Burn Time by Candle Type
| Candle Type | Typical Burn Time |
|---|---|
| Tea light | 3–5 hours |
| Votive | 10–15 hours |
| Taper | 8–12 hours (roughly 1 inch per hour) |
| 8 oz jar (coconut soy) | 45–55 hours |
| Large jar / pillar | 50–150 hours |
| Wax melt (per cube) | 6–10 hours in a warmer |
The 3–4 Hour Rule
Whatever the size, don’t burn a candle for more than about 4 hours at a time. Past that point, the wick “mushroom” forms a carbon ball on the tip, the flame grows unstable, and the candle starts consuming wax faster while producing soot. Extinguish, cool, trim, relight. Your total burn hours go up, not down.

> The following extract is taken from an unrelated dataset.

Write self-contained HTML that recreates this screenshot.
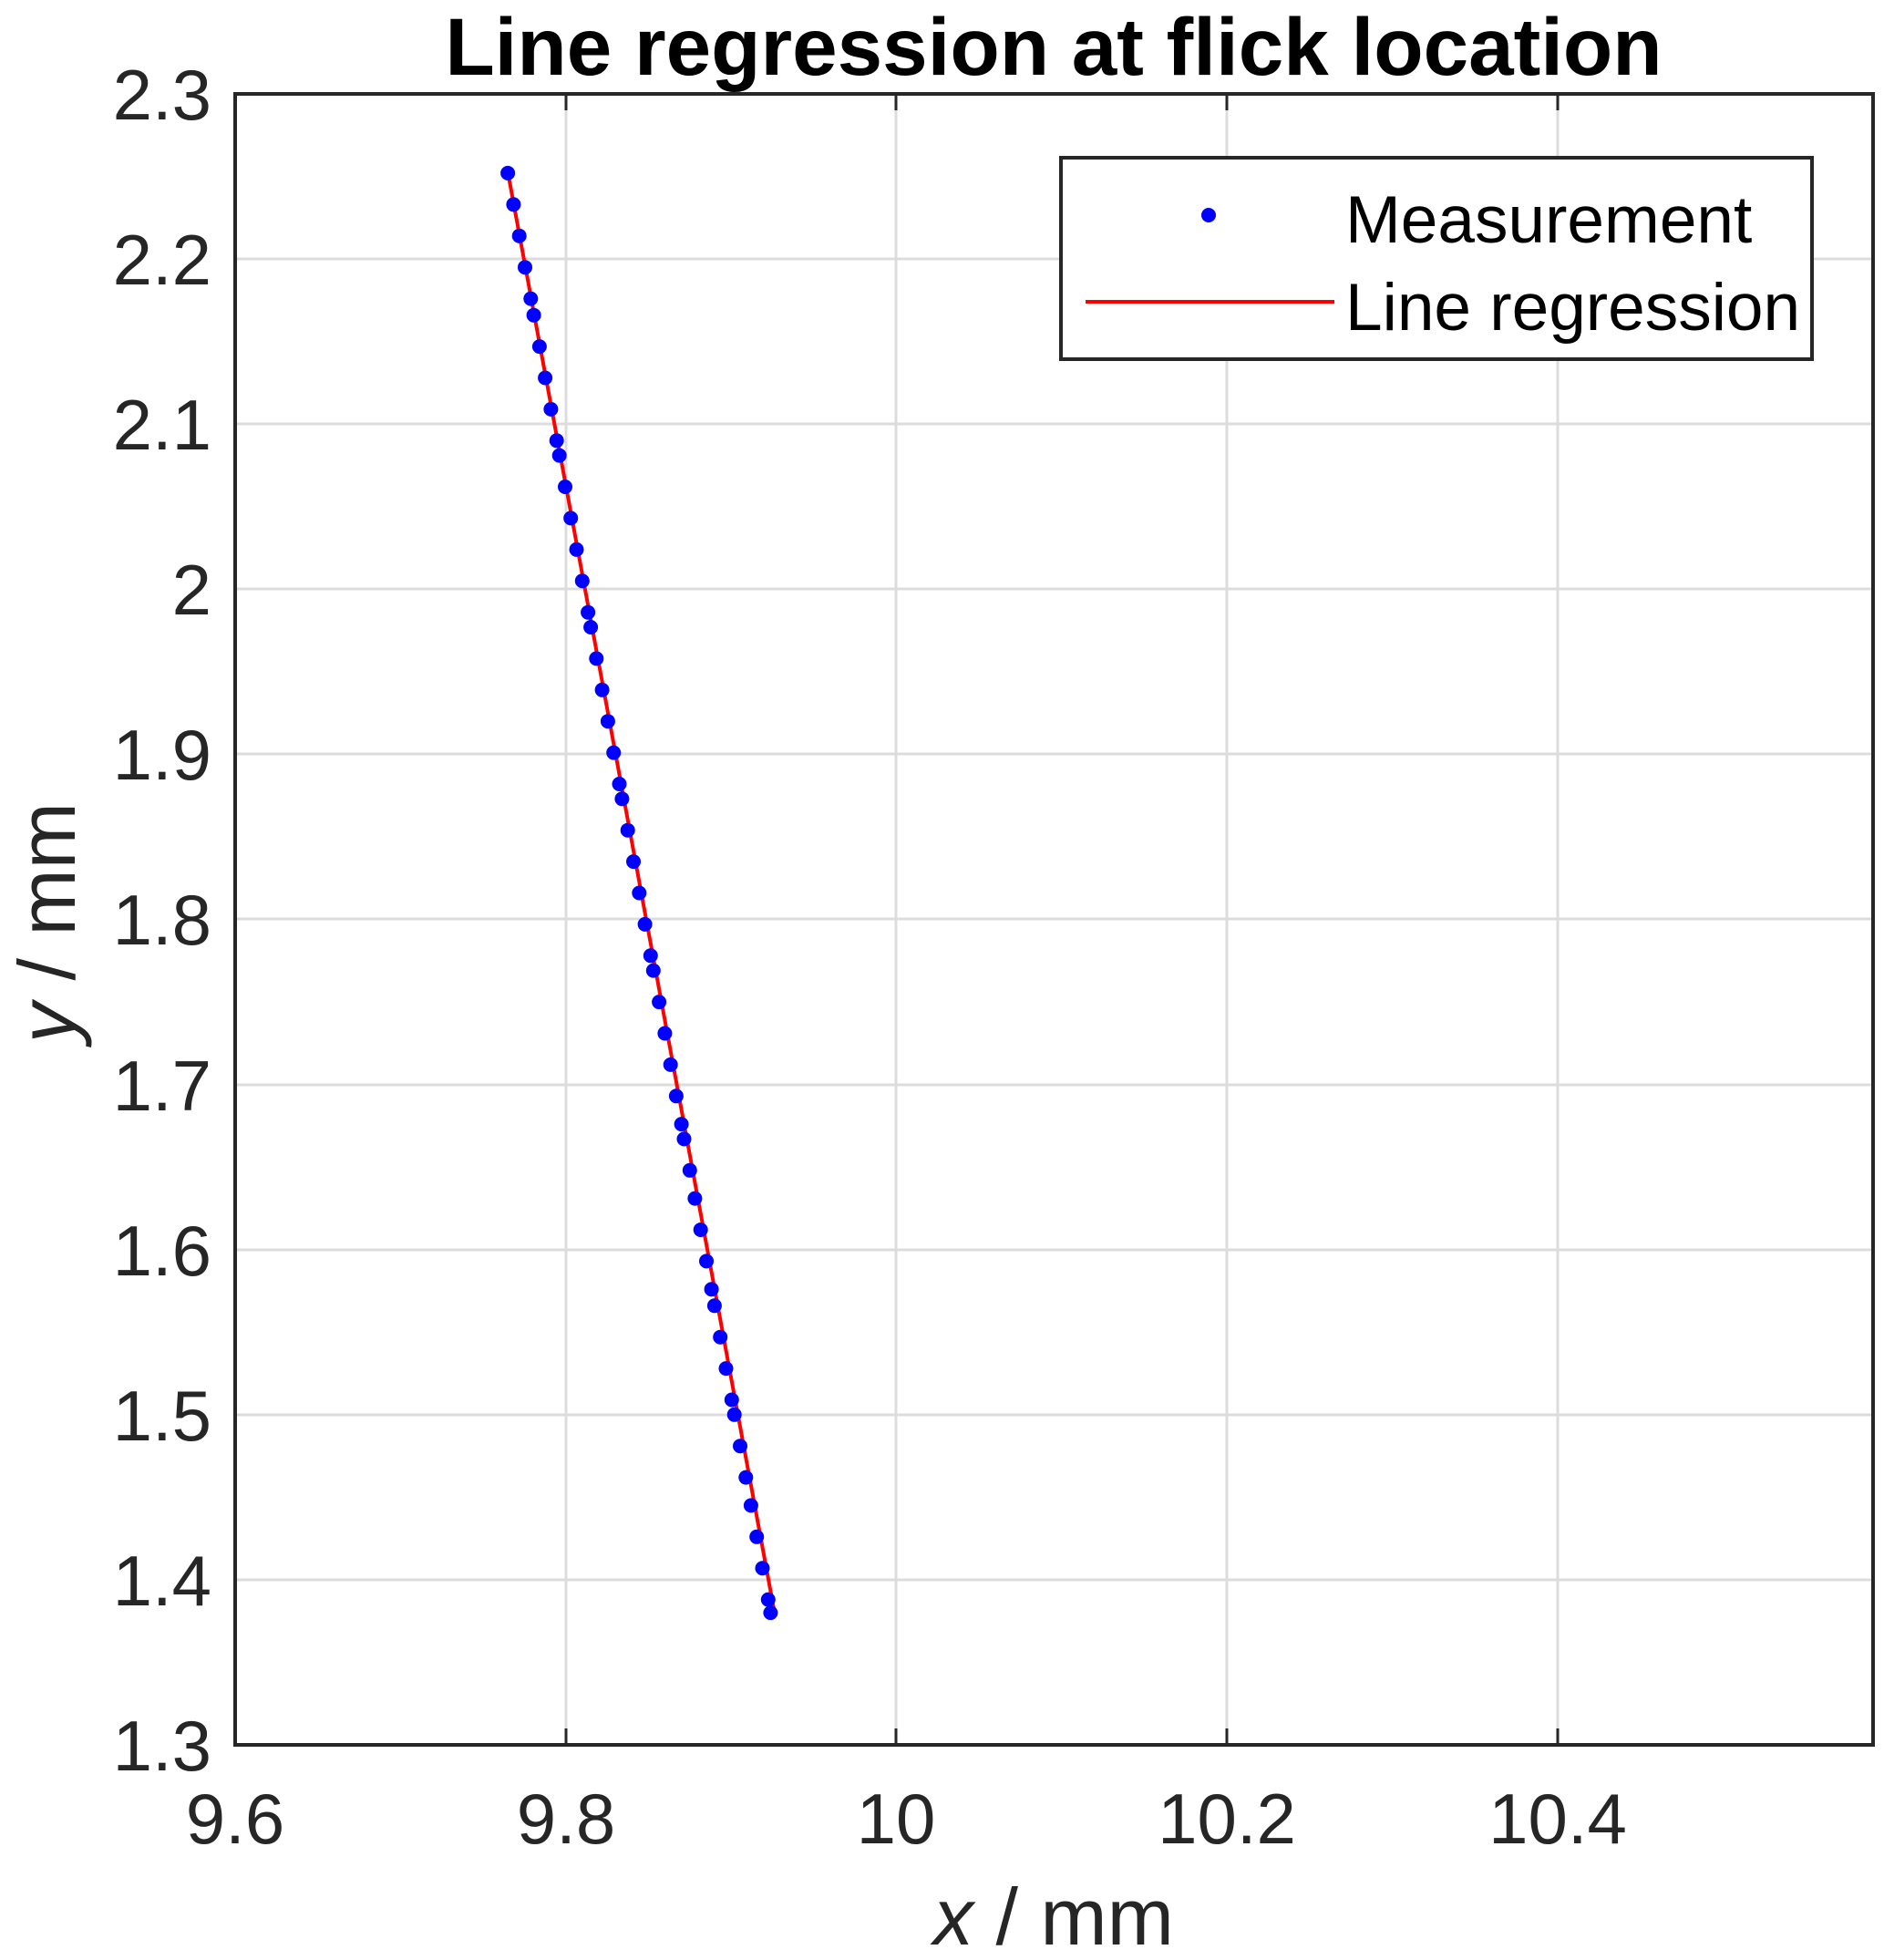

Frequently Asked Questions
How long do soy candles burn compared to paraffin?
Soy candles typically burn 30–50% longer than paraffin candles of the same size. An 8-oz paraffin 8 oz candle might last 30–40 hours; a soy or coconut soy equivalent lasts 45–55 hours.
How long should I burn a candle the first time?
Until the melt pool reaches the full edges of the jar, it typically takes 2–3 hours for an 8-oz candle. Never cut the first burn short.
How long can you leave a candle burning safely?
Maximum 4 hours in a single session. After 4 hours, extinguish, let cool completely, trim the wick, and relight.
How long does a taper candle burn?
A standard 10-inch taper candle burns for approximately 8–10 hours, at roughly 1 inch per hour.
Why does my candle not last as long as it says on the label?
Usually because of tunnelling (first burn was too short), an untrimmed wick (burning too hot), or burning in a draught. Follow the care guide above, and you’ll reach — or exceed — the stated burn time.